#### [PROMPT]
Without including any pictures, write out the listing below exactly.
─── COLLECTED MATERIAL ───
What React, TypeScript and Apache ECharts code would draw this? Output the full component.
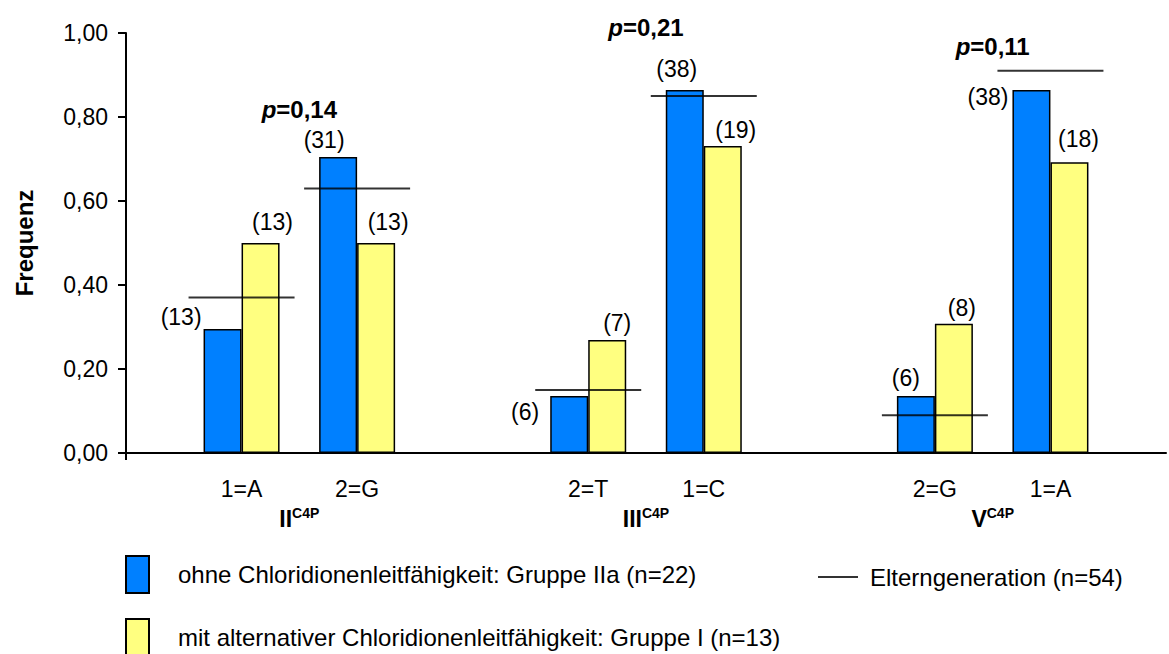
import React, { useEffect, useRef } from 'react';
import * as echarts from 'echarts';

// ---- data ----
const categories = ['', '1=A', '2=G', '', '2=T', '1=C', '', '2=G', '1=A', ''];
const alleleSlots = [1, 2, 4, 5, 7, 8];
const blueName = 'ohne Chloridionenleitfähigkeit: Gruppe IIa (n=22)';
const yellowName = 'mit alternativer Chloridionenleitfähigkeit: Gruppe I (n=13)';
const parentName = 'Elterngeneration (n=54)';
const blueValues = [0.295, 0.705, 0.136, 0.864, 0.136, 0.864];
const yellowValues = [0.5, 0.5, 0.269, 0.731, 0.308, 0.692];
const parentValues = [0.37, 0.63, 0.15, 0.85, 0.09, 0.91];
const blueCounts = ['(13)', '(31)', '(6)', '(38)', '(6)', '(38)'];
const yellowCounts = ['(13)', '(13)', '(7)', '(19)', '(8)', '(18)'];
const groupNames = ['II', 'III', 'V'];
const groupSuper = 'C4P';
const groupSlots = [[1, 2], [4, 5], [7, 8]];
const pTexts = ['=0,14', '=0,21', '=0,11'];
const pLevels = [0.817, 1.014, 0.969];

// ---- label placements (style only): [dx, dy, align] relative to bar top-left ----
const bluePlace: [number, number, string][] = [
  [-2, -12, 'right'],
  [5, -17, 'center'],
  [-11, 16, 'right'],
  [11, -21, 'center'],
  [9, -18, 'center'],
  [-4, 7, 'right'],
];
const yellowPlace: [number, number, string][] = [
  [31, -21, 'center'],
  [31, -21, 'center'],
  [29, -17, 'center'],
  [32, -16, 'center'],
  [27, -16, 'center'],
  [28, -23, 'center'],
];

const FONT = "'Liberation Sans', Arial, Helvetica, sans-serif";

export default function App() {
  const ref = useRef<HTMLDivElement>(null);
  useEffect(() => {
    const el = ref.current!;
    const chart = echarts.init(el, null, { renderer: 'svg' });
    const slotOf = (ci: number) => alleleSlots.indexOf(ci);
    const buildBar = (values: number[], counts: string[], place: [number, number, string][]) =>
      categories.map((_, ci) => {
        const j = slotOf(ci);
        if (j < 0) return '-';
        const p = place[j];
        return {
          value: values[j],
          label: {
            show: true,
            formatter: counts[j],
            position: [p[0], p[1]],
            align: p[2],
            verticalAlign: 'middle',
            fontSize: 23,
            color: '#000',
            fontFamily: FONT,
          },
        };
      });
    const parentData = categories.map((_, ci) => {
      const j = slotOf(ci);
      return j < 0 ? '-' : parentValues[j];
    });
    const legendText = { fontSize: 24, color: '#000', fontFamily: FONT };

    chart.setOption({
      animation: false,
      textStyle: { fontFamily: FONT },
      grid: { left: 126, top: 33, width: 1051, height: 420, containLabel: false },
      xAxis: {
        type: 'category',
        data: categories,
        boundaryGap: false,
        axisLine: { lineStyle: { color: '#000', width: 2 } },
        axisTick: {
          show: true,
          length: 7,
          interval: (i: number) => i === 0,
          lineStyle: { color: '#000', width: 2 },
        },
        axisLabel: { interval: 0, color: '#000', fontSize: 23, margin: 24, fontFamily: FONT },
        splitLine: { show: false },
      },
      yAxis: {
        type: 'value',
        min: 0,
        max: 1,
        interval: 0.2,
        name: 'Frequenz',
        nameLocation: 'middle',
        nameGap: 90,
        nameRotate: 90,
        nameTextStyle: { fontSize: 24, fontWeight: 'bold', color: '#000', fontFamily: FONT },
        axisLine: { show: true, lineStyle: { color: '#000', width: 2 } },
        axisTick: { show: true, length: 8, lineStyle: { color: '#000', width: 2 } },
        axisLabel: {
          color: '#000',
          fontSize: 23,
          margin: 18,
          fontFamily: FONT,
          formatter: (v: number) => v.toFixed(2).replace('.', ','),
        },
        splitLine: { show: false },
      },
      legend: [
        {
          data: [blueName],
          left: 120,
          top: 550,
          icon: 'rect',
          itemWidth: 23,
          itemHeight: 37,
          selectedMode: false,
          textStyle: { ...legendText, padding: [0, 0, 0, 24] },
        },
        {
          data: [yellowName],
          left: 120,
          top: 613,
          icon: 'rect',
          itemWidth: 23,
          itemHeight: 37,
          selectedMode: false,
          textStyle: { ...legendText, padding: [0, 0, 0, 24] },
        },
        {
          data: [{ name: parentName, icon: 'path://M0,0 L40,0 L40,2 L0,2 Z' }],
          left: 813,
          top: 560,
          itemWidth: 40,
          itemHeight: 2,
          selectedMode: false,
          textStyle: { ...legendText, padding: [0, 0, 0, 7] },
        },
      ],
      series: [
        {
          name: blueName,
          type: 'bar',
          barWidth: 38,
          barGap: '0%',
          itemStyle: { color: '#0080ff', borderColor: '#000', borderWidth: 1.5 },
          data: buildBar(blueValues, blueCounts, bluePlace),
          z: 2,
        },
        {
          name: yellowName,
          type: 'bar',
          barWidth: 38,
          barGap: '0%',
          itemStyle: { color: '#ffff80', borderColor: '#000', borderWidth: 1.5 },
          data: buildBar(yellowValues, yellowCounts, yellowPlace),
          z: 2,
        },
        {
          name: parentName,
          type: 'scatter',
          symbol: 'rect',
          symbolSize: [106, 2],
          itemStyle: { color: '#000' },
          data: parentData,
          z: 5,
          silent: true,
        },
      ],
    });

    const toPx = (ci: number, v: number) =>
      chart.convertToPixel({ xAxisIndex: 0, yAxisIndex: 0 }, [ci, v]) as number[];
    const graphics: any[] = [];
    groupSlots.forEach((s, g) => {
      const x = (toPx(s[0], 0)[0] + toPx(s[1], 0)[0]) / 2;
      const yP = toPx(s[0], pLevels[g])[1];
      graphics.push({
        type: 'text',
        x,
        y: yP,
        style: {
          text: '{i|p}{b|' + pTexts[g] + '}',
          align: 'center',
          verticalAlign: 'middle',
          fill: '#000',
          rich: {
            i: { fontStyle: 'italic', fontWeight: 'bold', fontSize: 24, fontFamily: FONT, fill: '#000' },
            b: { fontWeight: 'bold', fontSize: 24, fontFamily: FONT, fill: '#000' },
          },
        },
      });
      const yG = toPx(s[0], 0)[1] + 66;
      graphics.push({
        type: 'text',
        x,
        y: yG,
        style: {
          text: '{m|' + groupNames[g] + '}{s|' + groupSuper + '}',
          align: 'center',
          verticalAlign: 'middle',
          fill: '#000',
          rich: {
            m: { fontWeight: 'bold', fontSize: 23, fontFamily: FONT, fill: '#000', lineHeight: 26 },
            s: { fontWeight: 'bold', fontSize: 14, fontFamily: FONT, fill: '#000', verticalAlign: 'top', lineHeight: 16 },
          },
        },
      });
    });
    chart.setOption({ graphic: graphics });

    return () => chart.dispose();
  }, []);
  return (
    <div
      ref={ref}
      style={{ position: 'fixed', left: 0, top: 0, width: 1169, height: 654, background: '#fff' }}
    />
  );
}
───
#### [THE ANSWER]
What React, TypeScript and Apache ECharts code would draw this? Output the full component.
import React, { useEffect, useRef } from 'react';
import * as echarts from 'echarts';

// ---- data ----
const categories = ['', '1=A', '2=G', '', '2=T', '1=C', '', '2=G', '1=A', ''];
const alleleSlots = [1, 2, 4, 5, 7, 8];
const blueName = 'ohne Chloridionenleitfähigkeit: Gruppe IIa (n=22)';
const yellowName = 'mit alternativer Chloridionenleitfähigkeit: Gruppe I (n=13)';
const parentName = 'Elterngeneration (n=54)';
const blueValues = [0.295, 0.705, 0.136, 0.864, 0.136, 0.864];
const yellowValues = [0.5, 0.5, 0.269, 0.731, 0.308, 0.692];
const parentValues = [0.37, 0.63, 0.15, 0.85, 0.09, 0.91];
const blueCounts = ['(13)', '(31)', '(6)', '(38)', '(6)', '(38)'];
const yellowCounts = ['(13)', '(13)', '(7)', '(19)', '(8)', '(18)'];
const groupNames = ['II', 'III', 'V'];
const groupSuper = 'C4P';
const groupSlots = [[1, 2], [4, 5], [7, 8]];
const pTexts = ['=0,14', '=0,21', '=0,11'];
const pLevels = [0.817, 1.014, 0.969];

// ---- label placements (style only): [dx, dy, align] relative to bar top-left ----
const bluePlace: [number, number, string][] = [
  [-2, -12, 'right'],
  [5, -17, 'center'],
  [-11, 16, 'right'],
  [11, -21, 'center'],
  [9, -18, 'center'],
  [-4, 7, 'right'],
];
const yellowPlace: [number, number, string][] = [
  [31, -21, 'center'],
  [31, -21, 'center'],
  [29, -17, 'center'],
  [32, -16, 'center'],
  [27, -16, 'center'],
  [28, -23, 'center'],
];

const FONT = "'Liberation Sans', Arial, Helvetica, sans-serif";

export default function App() {
  const ref = useRef<HTMLDivElement>(null);
  useEffect(() => {
    const el = ref.current!;
    const chart = echarts.init(el, null, { renderer: 'svg' });
    const slotOf = (ci: number) => alleleSlots.indexOf(ci);
    const buildBar = (values: number[], counts: string[], place: [number, number, string][]) =>
      categories.map((_, ci) => {
        const j = slotOf(ci);
        if (j < 0) return '-';
        const p = place[j];
        return {
          value: values[j],
          label: {
            show: true,
            formatter: counts[j],
            position: [p[0], p[1]],
            align: p[2],
            verticalAlign: 'middle',
            fontSize: 23,
            color: '#000',
            fontFamily: FONT,
          },
        };
      });
    const parentData = categories.map((_, ci) => {
      const j = slotOf(ci);
      return j < 0 ? '-' : parentValues[j];
    });
    const legendText = { fontSize: 24, color: '#000', fontFamily: FONT };

    chart.setOption({
      animation: false,
      textStyle: { fontFamily: FONT },
      grid: { left: 126, top: 33, width: 1051, height: 420, containLabel: false },
      xAxis: {
        type: 'category',
        data: categories,
        boundaryGap: false,
        axisLine: { lineStyle: { color: '#000', width: 2 } },
        axisTick: {
          show: true,
          length: 7,
          interval: (i: number) => i === 0,
          lineStyle: { color: '#000', width: 2 },
        },
        axisLabel: { interval: 0, color: '#000', fontSize: 23, margin: 24, fontFamily: FONT },
        splitLine: { show: false },
      },
      yAxis: {
        type: 'value',
        min: 0,
        max: 1,
        interval: 0.2,
        name: 'Frequenz',
        nameLocation: 'middle',
        nameGap: 90,
        nameRotate: 90,
        nameTextStyle: { fontSize: 24, fontWeight: 'bold', color: '#000', fontFamily: FONT },
        axisLine: { show: true, lineStyle: { color: '#000', width: 2 } },
        axisTick: { show: true, length: 8, lineStyle: { color: '#000', width: 2 } },
        axisLabel: {
          color: '#000',
          fontSize: 23,
          margin: 18,
          fontFamily: FONT,
          formatter: (v: number) => v.toFixed(2).replace('.', ','),
        },
        splitLine: { show: false },
      },
      legend: [
        {
          data: [blueName],
          left: 120,
          top: 550,
          icon: 'rect',
          itemWidth: 23,
          itemHeight: 37,
          selectedMode: false,
          textStyle: { ...legendText, padding: [0, 0, 0, 24] },
        },
        {
          data: [yellowName],
          left: 120,
          top: 613,
          icon: 'rect',
          itemWidth: 23,
          itemHeight: 37,
          selectedMode: false,
          textStyle: { ...legendText, padding: [0, 0, 0, 24] },
        },
        {
          data: [{ name: parentName, icon: 'path://M0,0 L40,0 L40,2 L0,2 Z' }],
          left: 813,
          top: 560,
          itemWidth: 40,
          itemHeight: 2,
          selectedMode: false,
          textStyle: { ...legendText, padding: [0, 0, 0, 7] },
        },
      ],
      series: [
        {
          name: blueName,
          type: 'bar',
          barWidth: 38,
          barGap: '0%',
          itemStyle: { color: '#0080ff', borderColor: '#000', borderWidth: 1.5 },
          data: buildBar(blueValues, blueCounts, bluePlace),
          z: 2,
        },
        {
          name: yellowName,
          type: 'bar',
          barWidth: 38,
          barGap: '0%',
          itemStyle: { color: '#ffff80', borderColor: '#000', borderWidth: 1.5 },
          data: buildBar(yellowValues, yellowCounts, yellowPlace),
          z: 2,
        },
        {
          name: parentName,
          type: 'scatter',
          symbol: 'rect',
          symbolSize: [106, 2],
          itemStyle: { color: '#000' },
          data: parentData,
          z: 5,
          silent: true,
        },
      ],
    });

    const toPx = (ci: number, v: number) =>
      chart.convertToPixel({ xAxisIndex: 0, yAxisIndex: 0 }, [ci, v]) as number[];
    const graphics: any[] = [];
    groupSlots.forEach((s, g) => {
      const x = (toPx(s[0], 0)[0] + toPx(s[1], 0)[0]) / 2;
      const yP = toPx(s[0], pLevels[g])[1];
      graphics.push({
        type: 'text',
        x,
        y: yP,
        style: {
          text: '{i|p}{b|' + pTexts[g] + '}',
          align: 'center',
          verticalAlign: 'middle',
          fill: '#000',
          rich: {
            i: { fontStyle: 'italic', fontWeight: 'bold', fontSize: 24, fontFamily: FONT, fill: '#000' },
            b: { fontWeight: 'bold', fontSize: 24, fontFamily: FONT, fill: '#000' },
          },
        },
      });
      const yG = toPx(s[0], 0)[1] + 66;
      graphics.push({
        type: 'text',
        x,
        y: yG,
        style: {
          text: '{m|' + groupNames[g] + '}{s|' + groupSuper + '}',
          align: 'center',
          verticalAlign: 'middle',
          fill: '#000',
          rich: {
            m: { fontWeight: 'bold', fontSize: 23, fontFamily: FONT, fill: '#000', lineHeight: 26 },
            s: { fontWeight: 'bold', fontSize: 14, fontFamily: FONT, fill: '#000', verticalAlign: 'top', lineHeight: 16 },
          },
        },
      });
    });
    chart.setOption({ graphic: graphics });

    return () => chart.dispose();
  }, []);
  return (
    <div
      ref={ref}
      style={{ position: 'fixed', left: 0, top: 0, width: 1169, height: 654, background: '#fff' }}
    />
  );
}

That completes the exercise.